Germany's 10-year Bund yield, the euro zone's
benchmark, rose 0.9 basis points to 2.683%, while French 10-year
yields held at 3.416% and Italian yields
were up 1.7 bps at 3.411%.
With the European Central Bank firmly on hold, European
rates have been fairly muted in recent weeks. Spillovers from
moves in stocks or U.S. and Japanese government bonds have not
been sufficient to drive significant shifts either.
Later on Thursday, the ECB will release the minutes of its
October policy meeting, while a number of the central bank's
officials are scheduled to speak.
Euro zone bond yields have diverged sharply from those in
the United States this month, as investors are pricing in a
series of Fed rate cuts over the coming year, while the ECB is
not expected to change monetary policy, according to money
markets.
Peter Vanden Houte, chief economist at ING, said in a note
to clients that euro zone inflation data still shows some
stickiness, and selling price expectations climbed above the
long-term average in every sector with consumers anticipating
faster price increases ahead.
"What looks certain is that the region's economy remains on
a growth track, albeit a subdued one. A meaningful uptick may
not occur until Germany's budgetary stimulus kicks in, expected
no sooner than the second half of 2026," he said.

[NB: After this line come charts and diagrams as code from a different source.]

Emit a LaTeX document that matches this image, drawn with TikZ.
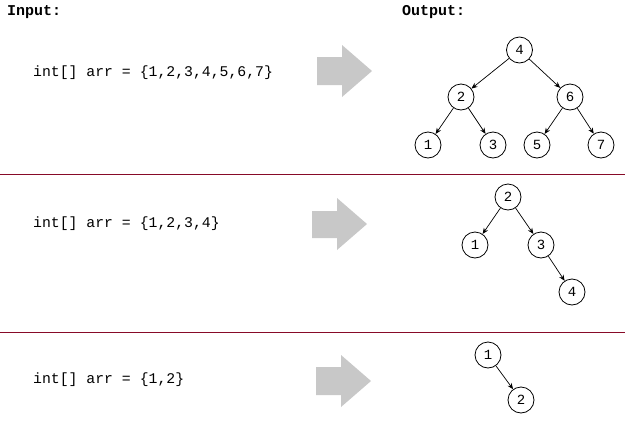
\documentclass[tikz,border=0pt]{standalone}
\usepackage{fontspec}
\setmonofont{Liberation Mono}
\usetikzlibrary{arrows.meta}
\definecolor{sepred}{RGB}{135,10,40}
\definecolor{arrgray}{RGB}{200,200,200}
\tikzset{
  tn/.style={draw=black, line width=0.8pt, circle, minimum size=26pt, inner sep=0pt, fill=white,
    font=\ttfamily\fontsize{14}{14}\selectfont},
  edge/.style={-{Stealth[length=6pt,width=5pt]}, line width=0.7pt, black},
  code/.style={anchor=west, inner sep=0pt, font=\ttfamily\fontsize{14.8}{16}\selectfont},
  head/.style={anchor=west, inner sep=0pt, font=\ttfamily\bfseries\fontsize{15}{16}\selectfont},
  sep/.style={draw=sepred, line width=1pt},
  bigarrow/.style={fill=arrgray, draw=none}
}
\begin{document}
\begin{tikzpicture}[x=1pt,y=-1pt]
\useasboundingbox (0,0) rectangle (625,421);
\fill[white] (0,0) rectangle (625,421);
% headings
\node[head] (hin) at (7,12) {Input:};
\node[head] (hout) at (402,12) {Output:};
% separators
\coordinate (s1a) at (0,174); \coordinate (s1b) at (625,174);
\coordinate (s2a) at (0,332); \coordinate (s2b) at (625,332);
\draw[sep] (s1a) -- (s1b);
\draw[sep] (s2a) -- (s2b);
% code
\node[code] (c1) at (33,73) {int[] arr = \{1,2,3,4,5,6,7\}};
\node[code] (c2) at (33,224) {int[] arr = \{1,2,3,4\}};
\node[code] (c3) at (33,380) {int[] arr = \{1,2\}};
% big arrows
\fill[bigarrow] (317,57) -- (342,57) -- (342,45) -- (372,71) -- (342,97) -- (342,85) -- (317,85) -- cycle;
\fill[bigarrow] (312,211) -- (337,211) -- (337,198) -- (367,224) -- (337,250) -- (337,238) -- (312,238) -- cycle;
\fill[bigarrow] (316,367) -- (341,367) -- (341,355) -- (371,381) -- (341,407) -- (341,395) -- (316,395) -- cycle;
% tree 1
\node[tn] (a4) at (519.5,50) {4};
\node[tn] (a2) at (461,97) {2};
\node[tn] (a6) at (570,97) {6};
\node[tn] (a1) at (428,145) {1};
\node[tn] (a3) at (493,145) {3};
\node[tn] (a5) at (537,145) {5};
\node[tn] (a7) at (601,145) {7};
\draw[edge] (a4) -- (a2);
\draw[edge] (a4) -- (a6);
\draw[edge] (a2) -- (a1);
\draw[edge] (a2) -- (a3);
\draw[edge] (a6) -- (a5);
\draw[edge] (a6) -- (a7);
% tree 2
\node[tn] (b2) at (508,197) {2};
\node[tn] (b1) at (475,245) {1};
\node[tn] (b3) at (541,245) {3};
\node[tn] (b4) at (572,292) {4};
\draw[edge] (b2) -- (b1);
\draw[edge] (b2) -- (b3);
\draw[edge] (b3) -- (b4);
% tree 3
\node[tn] (d1) at (488,355) {1};
\node[tn] (d2) at (521,400) {2};
\draw[edge] (d1) -- (d2);
\end{tikzpicture}
\end{document}
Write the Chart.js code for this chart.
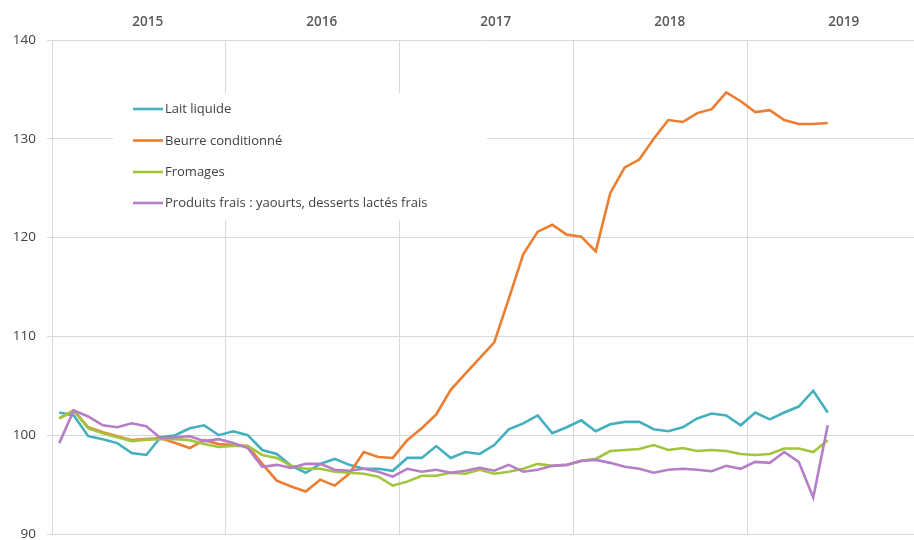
<!DOCTYPE html>
<html>
<head>
<meta charset="utf-8">
<script src="https://cdn.jsdelivr.net/npm/chart.js@4/dist/chart.umd.min.js"></script>
<style>
html,body{margin:0;padding:0;background:#fff;overflow:hidden}
#wrap{width:914px;height:540px;position:relative}
</style>
</head>
<body>
<div id="wrap"><canvas id="c" width="914" height="540"></canvas></div>
<script>
// ---- Data (monthly indices, Jan 2015 -> Jun 2019) ----
const years = ['2015', '2016', '2017', '2018', '2019'];
const monthNames = ['janv.', 'févr.', 'mars', 'avr.', 'mai', 'juin', 'juil.', 'août', 'sept.', 'oct.', 'nov.', 'déc.'];
const months = [];
years.forEach(y => monthNames.forEach(m => { if (months.length < 54) months.push(m + ' ' + y); }));

const seriesNames = ['Lait liquide', 'Beurre conditionné', 'Fromages', 'Produits frais : yaourts, desserts lactés frais'];

const laitLiquide = [
  102.3, 102.0, 99.9, 99.6, 99.2, 98.2, 98.0, 99.8, 100.0, 100.7,
  101.0, 100.0, 100.4, 100.0, 98.5, 98.1, 96.9, 96.2, 97.1, 97.6,
  97.0, 96.6, 96.6, 96.4, 97.7, 97.7, 98.9, 97.7, 98.3, 98.1,
  99.0, 100.6, 101.2, 102.0, 100.2, 100.8, 101.5, 100.4, 101.1, 101.35,
  101.35, 100.6, 100.4, 100.8, 101.7, 102.2, 102.0, 101.0, 102.3, 101.6,
  102.3, 102.9, 104.5, 102.3
];
const beurreConditionne = [
  101.7, 102.5, 100.8, 100.3, 99.9, 99.5, 99.6, 99.7, 99.2, 98.7,
  99.5, 99.1, 99.0, 98.9, 97.1, 95.4, 94.8, 94.3, 95.5, 94.9,
  96.1, 98.3, 97.8, 97.7, 99.5, 100.7, 102.1, 104.6, 106.2, 107.8,
  109.4, 113.8, 118.3, 120.6, 121.3, 120.3, 120.1, 118.6, 124.5, 127.1,
  127.9, 130.0, 131.9, 131.7, 132.6, 133.0, 134.7, 133.8, 132.7, 132.9,
  131.9, 131.5, 131.5, 131.6
];
const fromages = [
  101.7, 102.5, 100.7, 100.2, 99.8, 99.4, 99.55, 99.6, 99.6, 99.5,
  99.1, 98.8, 98.9, 98.9, 98.0, 97.7, 96.9, 96.6, 96.6, 96.3,
  96.2, 96.1, 95.8, 94.9, 95.3, 95.9, 95.9, 96.2, 96.1, 96.5,
  96.1, 96.3, 96.6, 97.1, 96.9, 97.0, 97.4, 97.6, 98.4, 98.5,
  98.6, 99.0, 98.5, 98.7, 98.4, 98.5, 98.4, 98.1, 98.0, 98.1,
  98.65, 98.65, 98.3, 99.5
];
const produitsFrais = [
  99.2, 102.5, 101.9, 101.0, 100.8, 101.2, 100.9, 99.7, 99.8, 99.9,
  99.4, 99.6, 99.2, 98.7, 96.8, 97.0, 96.7, 97.1, 97.1, 96.5,
  96.4, 96.6, 96.3, 95.8, 96.6, 96.3, 96.5, 96.2, 96.4, 96.7,
  96.4, 97.0, 96.3, 96.5, 96.9, 97.0, 97.4, 97.5, 97.2, 96.8,
  96.6, 96.2, 96.5, 96.6, 96.5, 96.35, 96.9, 96.6, 97.3, 97.2,
  98.3, 97.3, 93.7, 101.0
];
const yTicks = [90, 100, 110, 120, 130, 140];

// ---- Styling ----
const colors = ['#45b0bd', '#ed7d31', '#a2c53e', '#b57ec6'];
const FONT = '"Open Sans", "Liberation Sans", sans-serif';
const GRID = '#d9d9d9';
const X_MAX = 59.45; // months visible in the plot window

const seriesValues = [laitLiquide, beurreConditionne, fromages, produitsFrais];
const toPoints = arr => arr.map((v, i) => ({ x: i + 0.5, y: v, label: months[i] }));

const datasets = seriesValues.map((vals, k) => ({
  label: seriesNames[k],
  data: toPoints(vals),
  borderColor: colors[k],
  backgroundColor: colors[k],
  borderWidth: 2.6,
  pointRadius: 0,
  tension: 0,
  fill: false,
  order: 4 - k,
  xAxisID: 'x',
  yAxisID: 'y'
}));

const legendBox = {
  id: 'legendBox',
  beforeDatasetsDraw(chart) {
    const ctx = chart.ctx;
    ctx.save();
    ctx.fillStyle = '#ffffff';
    ctx.fillRect(113, 93, 374, 127);
    ctx.font = '13px ' + FONT;
    ctx.textBaseline = 'middle';
    ctx.textAlign = 'left';
    const rowY = [109, 140.5, 172, 203];
    chart.data.datasets.forEach((ds, k) => {
      const y = rowY[k];
      ctx.strokeStyle = ds.borderColor;
      ctx.lineWidth = 2.6;
      ctx.beginPath();
      ctx.moveTo(133, y);
      ctx.lineTo(163, y);
      ctx.stroke();
      ctx.fillStyle = '#404040';
      ctx.fillText(ds.label, 165, y + 0.5);
    });
    ctx.restore();
  }
};

new Chart(document.getElementById('c'), {
  type: 'line',
  data: { datasets },
  options: {
    responsive: false,
    animation: false,
    devicePixelRatio: 1,
    layout: { padding: 0 },
    plugins: { legend: { display: false }, tooltip: { enabled: false } },
    scales: {
      x: {
        type: 'linear',
        position: 'bottom',
        min: 0,
        max: X_MAX,
        afterBuildTicks: s => { s.ticks = years.map((y, i) => ({ value: i * 12 })); },
        ticks: { display: false },
        grid: { color: GRID, lineWidth: 1, drawTicks: false },
        border: { display: true, color: GRID },
        afterFit: s => { s.height = 6; s.paddingLeft = 0; s.paddingRight = 0; }
      },
      xTop: {
        type: 'linear',
        position: 'top',
        min: 0,
        max: X_MAX,
        afterBuildTicks: s => { s.ticks = years.map((y, i) => ({ value: i * 12 + 6.6 })); },
        ticks: {
          autoSkip: false,
          maxRotation: 0,
          padding: 10,
          color: '#595959',
          font: { family: FONT, size: 13.5, weight: '600' },
          callback: (v, i) => years[i]
        },
        grid: { display: false, drawTicks: false },
        border: { display: false },
        afterFit: s => { s.height = 40; s.paddingLeft = 0; s.paddingRight = 0; }
      },
      y: {
        type: 'linear',
        min: 90,
        max: 140,
        afterBuildTicks: s => { s.ticks = yTicks.map(v => ({ value: v })); },
        ticks: {
          padding: 11,
          color: '#404040',
          font: { family: FONT, size: 13.5 }
        },
        grid: { color: GRID, lineWidth: 1, drawTicks: true, tickLength: 5 },
        border: { display: true, color: GRID },
        afterFit: s => { s.width = 52; s.paddingTop = 0; s.paddingBottom = 0; }
      }
    }
  },
  plugins: [legendBox]
});
</script>
</body>
</html>
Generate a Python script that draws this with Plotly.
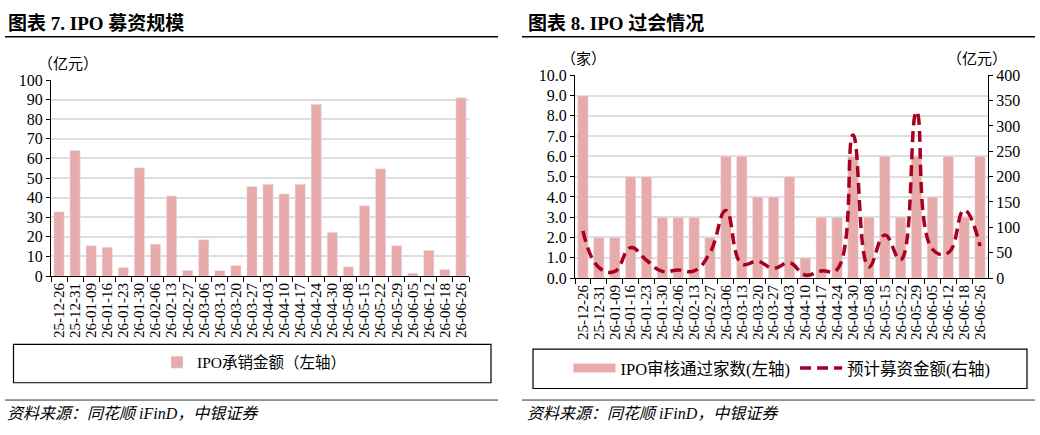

"Given these trends, the ECB will likely keep interest rates
unchanged, there's no need for more stimulus and inflation does
not warrant any drastic new monetary policies."
Bund yields have risen by around 5 bps this month, while
10-year U.S. Treasury yields have fallen 10 bps,
bringing the two closer together than at any time in nearly two
years.
Major U.S. economic data for retail sales and producer
prices published on Tuesday reinforced expectations of a
December rate cut and investors bet the leading candidate to be
the next Fed Chair may pursue a more dovish policy.
In the UK, activity was also more subdued after the British
finance minister presented a budget on Wednesday that alleviated
some concern about the government's long-term finances.
Antonio Ruggiero, FX & macro strategist at Convera, said
markets took the UK budget in their stride. But the calm won't
last, he added, with the heavy use of back-loaded tax measures
raising doubts about how reliable Chancellor Rachel Reeves'
26-billion pound ($34.40-billion) revenue plan really is.
UK 30-year gilt yields, which are more sensitive
to long-term fiscal issues, were up 1.9 bps at 5.23%, retracing
some of Wednesday's near-12 bp drop, the biggest since April,
partly as a result of an expected decline in supply in the
coming year.
UK 10-year yields were last up 4.4 bps at
4.471%, hitting an almost two-week high.